Reason #2: To use a site where I have two accounts e.g., personal and
public/professional account on Reddit.

Reason #3 (rare use case): To occasionally get through errors e.g., a site has
a bug that only shows up on Chrome. I'd try using Safari before giving up.

------
twobyfour
Yes. Firefox as primary and for general development/debugging. Safari for
must-use web apps that peg the CPU on Firefox. Chrome as infrequently as
possible for Postman, browser-specific debugging, and "is this only broken
because the shop that developed it is a Chrome monoculture?"

------
neilalexander
At work, yes. Internet Explorer for things on the corporate intranet and
SharePoint, Chrome for any other kind of web browsing.
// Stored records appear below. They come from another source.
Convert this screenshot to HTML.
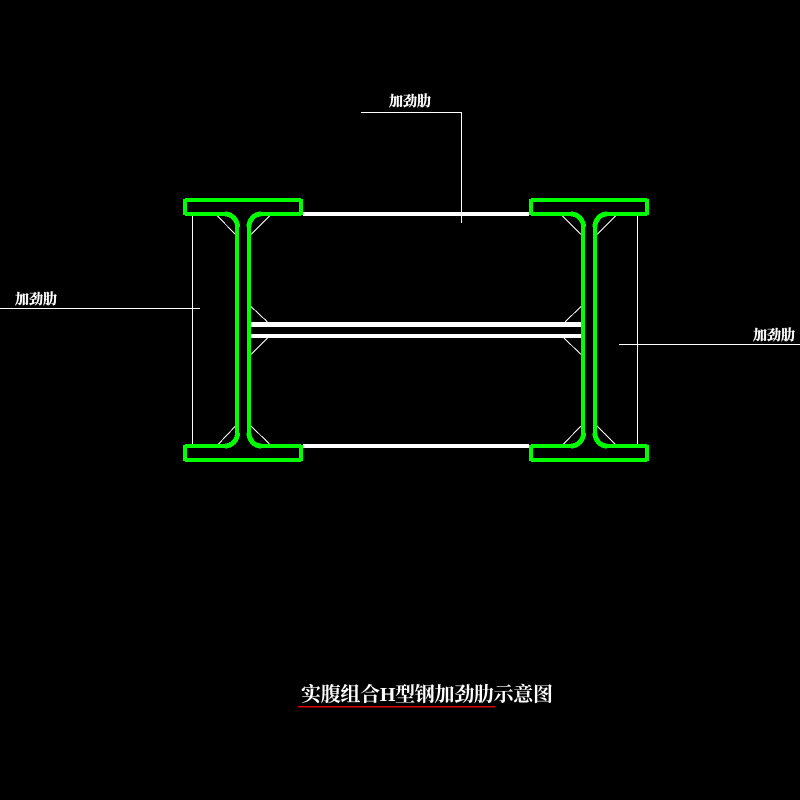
<!DOCTYPE html>
<html lang="zh">
<head>
<meta charset="utf-8">
<title>实腹组合H型钢加劲肋示意图</title>
<style>
html,body{margin:0;padding:0;background:#000;width:800px;height:800px;overflow:hidden}
svg{display:block}
text{fill:#fff;font-family:"Liberation Serif","Noto Serif CJK SC",serif;font-weight:700}
.label{font-size:14px;stroke:#fff;stroke-width:.3}
.title{font-size:20px}
.thin{stroke:#fff;stroke-width:1;fill:none;shape-rendering:crispEdges}
.diag{stroke:#fff;stroke-width:1;fill:none;shape-rendering:crispEdges}
.thick{stroke:#fff;stroke-width:4;fill:none;shape-rendering:crispEdges}
.steel{stroke:#00ff00;stroke-width:4;fill:none;stroke-linecap:butt;stroke-linejoin:round;shape-rendering:crispEdges}
.fillet{stroke:#00ff00;stroke-width:5;fill:none;stroke-linecap:butt;shape-rendering:crispEdges}
</style>
</head>
<body>
<svg xmlns="http://www.w3.org/2000/svg" width="800" height="800" viewBox="0 0 800 800">
<rect width="800" height="800" fill="#000"/>

<!-- white stiffeners -->
<path class="thick" d="M303 214H529"/>
<path class="thick" d="M303 446H529"/>
<path class="thick" d="M251 324.500H581" style="stroke-width:5"/>
<path class="thick" d="M251 336H581"/>

<!-- leaders and thin lines -->
<path class="thin" d="M192.500 216V444"/>
<path class="thin" d="M637.500 216V444"/>
<path class="thin" d="M0 308.500H200"/>
<path class="thin" d="M619 344.500H800"/>
<path class="thin" d="M361 112.500H461.500V223"/>

<!-- diagonals left -->
<path class="diag" d="M217.500 216L235.500 234.500M269.500 216L251 234.500M251 306.500L267.500 322M267.500 338L251 354.500M235.500 426L218.500 444M251 426L269.500 444"/>
<!-- diagonals right -->
<path class="diag" d="M562.500 216L581 234.500M615.500 216L597 234.500M581 306.500L565 322M564 338L581 354.500M581 426L563.500 444M597 426L615.500 444.500"/>

<!-- left H section -->
<path class="steel" d="M185 200H301M185 214H225M261 214H301M185 446H225M261 446H301M185 460H301M237 227V433M249 227V433"/>
<path class="steel" d="M185 199V215M301 199V215M185 445V461M301 445V461"/>
<path class="fillet" d="M225 214A12.500 13 0 0 1 237.500 227M261 214A12 13 0 0 0 249 227M225 446A12.500 13 0 0 0 237.500 433M261 446A12 13 0 0 1 249 433"/>
<!-- right H section -->
<path class="steel" d="M531 200H647M531 214H571M607 214H647M531 446H571M607 446H647M531 460H647M583 227V433M595 227V433"/>
<path class="steel" d="M531 199V215M647 199V215M531 445V461M647 445V461"/>
<path class="fillet" d="M571 214A12.500 13 0 0 1 583.500 227M607 214A12 13 0 0 0 595 227M571 446A12.500 13 0 0 0 583.500 433M607 446A12 13 0 0 1 595 433"/>

<!-- labels -->
<text class="label" x="389" y="106" textLength="42" lengthAdjust="spacingAndGlyphs">加劲肋</text>
<text class="label" x="15" y="304" textLength="42" lengthAdjust="spacingAndGlyphs">加劲肋</text>
<text class="label" x="753" y="340" textLength="42" lengthAdjust="spacingAndGlyphs">加劲肋</text>

<!-- title -->
<text class="title" x="301" y="701" textLength="252" lengthAdjust="spacing">实腹组合H型钢加劲肋示意图</text>
<path d="M298 706.500H495" stroke="#e00000" stroke-width="1.500" fill="none" shape-rendering="crispEdges"/>
</svg>
</body>
</html>
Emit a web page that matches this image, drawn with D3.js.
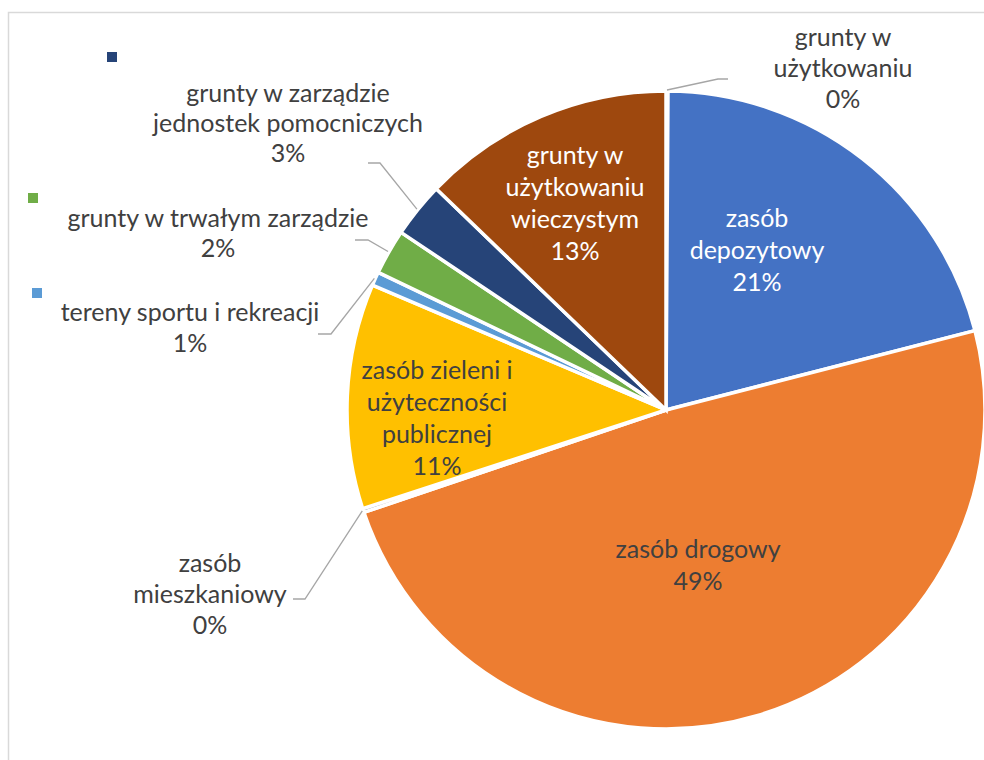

At home, no. Safari for everything.

------
jude-
I use Chromium 99% of the time, and Firefox 1% of the time (only when I need
to use a plugin that doesn't exist for Chromium).

------
guylepage3
I use 2 browsers. Chrome as my default and Safari as my secondary browser when
requiring a secondary window

------
dbm44
Chrome for main browsing, Firefox for testing and developing sites.

I also have Opera and IE but only use them very occasionally

------
elyrly
Chrome - main Firefox - Security testing